A telomere.
Coca-Cola could be killing you. That's according to a team of UCSF researchers, who have found evidence that regular consumption of sugary sodas is associated with a shortened life span. In the medical field, this would be known as a bad thing. Technically speaking.
The group tracked a sample of 5,309 adults in the United States, aged 20 to 65 years, asking them to count their beverage consumption and comparing that data with the length of individuals' telomeres, a chromosomal sequence that mirrors the body's aging. The shorter the telomeres, the shorter one's lifespan and the greater one's chances of developing chronic diseases. Those people who had consumed a 20-ounce sugared soda daily (which 21% of the study's participants did) were found to have aged an additional 4.6 biological years over those who did not. That effect was found independent of sugar-sweetened soda's effects on obesity. The study found no association between aging and the consumption of artificially sweetened sodas or non-carbonated beverages like fruit juice.

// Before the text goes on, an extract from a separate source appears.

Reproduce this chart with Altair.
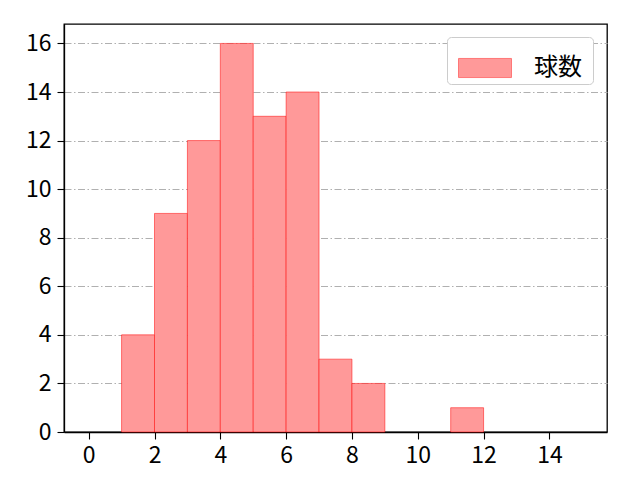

“Regular consumption of sugar-sweetened sodas might influence disease development, not only by straining the body’s metabolic control of sugars, but also through accelerated cellular aging of tissues,” said Elissa Epel, the study's lead author, in a statement. The study used telomere length data that had been collected by the laboratory of Elizabeth Blackburn, who won the Nobel Prize in Medicine in 2009 for her work on aging.
Efforts to tax sodas and other sugary beverages to reduce consumption are on the ballots this November in San Francisco and Berkeley. We can't imagine the study will come up at all during debates about those. Nope, not a chance.